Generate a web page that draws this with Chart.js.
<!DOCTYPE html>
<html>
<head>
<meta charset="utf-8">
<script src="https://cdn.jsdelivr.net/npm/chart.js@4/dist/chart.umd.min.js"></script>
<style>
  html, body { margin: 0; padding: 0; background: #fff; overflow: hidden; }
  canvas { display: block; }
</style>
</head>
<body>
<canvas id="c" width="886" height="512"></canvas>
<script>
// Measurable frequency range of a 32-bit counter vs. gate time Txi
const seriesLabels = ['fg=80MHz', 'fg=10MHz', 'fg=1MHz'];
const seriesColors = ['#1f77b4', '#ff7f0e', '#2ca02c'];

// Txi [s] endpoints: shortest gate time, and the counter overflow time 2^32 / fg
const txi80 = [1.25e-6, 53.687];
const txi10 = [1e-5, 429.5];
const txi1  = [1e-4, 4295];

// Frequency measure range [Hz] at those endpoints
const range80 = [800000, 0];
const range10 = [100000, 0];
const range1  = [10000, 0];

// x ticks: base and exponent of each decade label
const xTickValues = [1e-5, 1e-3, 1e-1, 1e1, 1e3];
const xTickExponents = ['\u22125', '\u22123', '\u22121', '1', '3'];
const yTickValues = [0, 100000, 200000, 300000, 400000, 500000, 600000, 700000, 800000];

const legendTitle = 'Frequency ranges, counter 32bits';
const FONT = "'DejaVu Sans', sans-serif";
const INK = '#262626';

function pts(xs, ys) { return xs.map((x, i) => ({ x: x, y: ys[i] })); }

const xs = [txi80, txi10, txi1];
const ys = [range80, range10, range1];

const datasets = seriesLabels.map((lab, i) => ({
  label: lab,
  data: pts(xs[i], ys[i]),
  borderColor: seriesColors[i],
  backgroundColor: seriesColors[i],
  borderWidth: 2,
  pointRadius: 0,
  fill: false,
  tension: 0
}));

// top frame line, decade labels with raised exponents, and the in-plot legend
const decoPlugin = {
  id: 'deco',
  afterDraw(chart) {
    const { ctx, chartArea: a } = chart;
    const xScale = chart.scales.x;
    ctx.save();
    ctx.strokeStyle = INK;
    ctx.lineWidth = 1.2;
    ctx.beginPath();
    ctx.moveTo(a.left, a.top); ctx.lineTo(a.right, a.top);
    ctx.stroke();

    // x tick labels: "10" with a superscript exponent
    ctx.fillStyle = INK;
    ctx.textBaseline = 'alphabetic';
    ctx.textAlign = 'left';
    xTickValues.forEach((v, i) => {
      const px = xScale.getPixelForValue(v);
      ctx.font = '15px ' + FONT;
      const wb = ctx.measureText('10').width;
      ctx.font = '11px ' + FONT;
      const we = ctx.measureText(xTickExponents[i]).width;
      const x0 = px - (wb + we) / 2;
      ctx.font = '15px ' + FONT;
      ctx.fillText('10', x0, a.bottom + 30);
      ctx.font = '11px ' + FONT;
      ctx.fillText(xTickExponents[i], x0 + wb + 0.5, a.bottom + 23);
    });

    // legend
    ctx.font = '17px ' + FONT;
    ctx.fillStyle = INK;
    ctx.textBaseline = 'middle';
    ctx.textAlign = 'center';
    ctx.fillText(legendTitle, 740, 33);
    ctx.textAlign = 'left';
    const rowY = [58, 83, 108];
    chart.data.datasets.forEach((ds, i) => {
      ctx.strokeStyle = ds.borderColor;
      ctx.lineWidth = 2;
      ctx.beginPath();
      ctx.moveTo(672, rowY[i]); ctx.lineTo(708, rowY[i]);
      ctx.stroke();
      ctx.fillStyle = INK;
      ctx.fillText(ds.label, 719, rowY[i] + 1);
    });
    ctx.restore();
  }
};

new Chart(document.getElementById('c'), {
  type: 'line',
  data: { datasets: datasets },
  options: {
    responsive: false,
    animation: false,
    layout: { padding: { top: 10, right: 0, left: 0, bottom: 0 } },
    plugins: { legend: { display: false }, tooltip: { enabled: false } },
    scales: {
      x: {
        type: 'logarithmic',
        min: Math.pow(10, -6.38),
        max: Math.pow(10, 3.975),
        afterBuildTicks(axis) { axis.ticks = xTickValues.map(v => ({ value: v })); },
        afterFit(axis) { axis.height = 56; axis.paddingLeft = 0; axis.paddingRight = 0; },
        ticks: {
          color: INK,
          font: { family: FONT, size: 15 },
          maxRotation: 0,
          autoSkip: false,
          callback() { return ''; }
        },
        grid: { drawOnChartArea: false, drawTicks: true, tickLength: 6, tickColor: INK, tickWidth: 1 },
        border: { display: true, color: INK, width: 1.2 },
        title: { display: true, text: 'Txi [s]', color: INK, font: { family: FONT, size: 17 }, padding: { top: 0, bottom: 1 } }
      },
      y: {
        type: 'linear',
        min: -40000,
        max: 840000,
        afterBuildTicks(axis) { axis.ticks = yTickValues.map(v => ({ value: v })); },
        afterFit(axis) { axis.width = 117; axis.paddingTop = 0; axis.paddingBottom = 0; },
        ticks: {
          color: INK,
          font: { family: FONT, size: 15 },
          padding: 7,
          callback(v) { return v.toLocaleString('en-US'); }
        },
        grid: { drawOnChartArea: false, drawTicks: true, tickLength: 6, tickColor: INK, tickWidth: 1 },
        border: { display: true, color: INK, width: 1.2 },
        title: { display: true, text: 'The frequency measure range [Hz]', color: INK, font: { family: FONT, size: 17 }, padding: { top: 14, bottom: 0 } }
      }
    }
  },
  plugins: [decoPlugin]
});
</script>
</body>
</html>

++++++++++

▶ **Your objective**: Copy, please, exactly the lines that start at the first line of the data and end at the line containing "const ys = [range80, range10, range1];", both kept and no others.

▶ **Answer to the task**:
Generate a web page that draws this with Chart.js.
<!DOCTYPE html>
<html>
<head>
<meta charset="utf-8">
<script src="https://cdn.jsdelivr.net/npm/chart.js@4/dist/chart.umd.min.js"></script>
<style>
  html, body { margin: 0; padding: 0; background: #fff; overflow: hidden; }
  canvas { display: block; }
</style>
</head>
<body>
<canvas id="c" width="886" height="512"></canvas>
<script>
// Measurable frequency range of a 32-bit counter vs. gate time Txi
const seriesLabels = ['fg=80MHz', 'fg=10MHz', 'fg=1MHz'];
const seriesColors = ['#1f77b4', '#ff7f0e', '#2ca02c'];

// Txi [s] endpoints: shortest gate time, and the counter overflow time 2^32 / fg
const txi80 = [1.25e-6, 53.687];
const txi10 = [1e-5, 429.5];
const txi1  = [1e-4, 4295];

// Frequency measure range [Hz] at those endpoints
const range80 = [800000, 0];
const range10 = [100000, 0];
const range1  = [10000, 0];

// x ticks: base and exponent of each decade label
const xTickValues = [1e-5, 1e-3, 1e-1, 1e1, 1e3];
const xTickExponents = ['\u22125', '\u22123', '\u22121', '1', '3'];
const yTickValues = [0, 100000, 200000, 300000, 400000, 500000, 600000, 700000, 800000];

const legendTitle = 'Frequency ranges, counter 32bits';
const FONT = "'DejaVu Sans', sans-serif";
const INK = '#262626';

function pts(xs, ys) { return xs.map((x, i) => ({ x: x, y: ys[i] })); }

const xs = [txi80, txi10, txi1];
const ys = [range80, range10, range1];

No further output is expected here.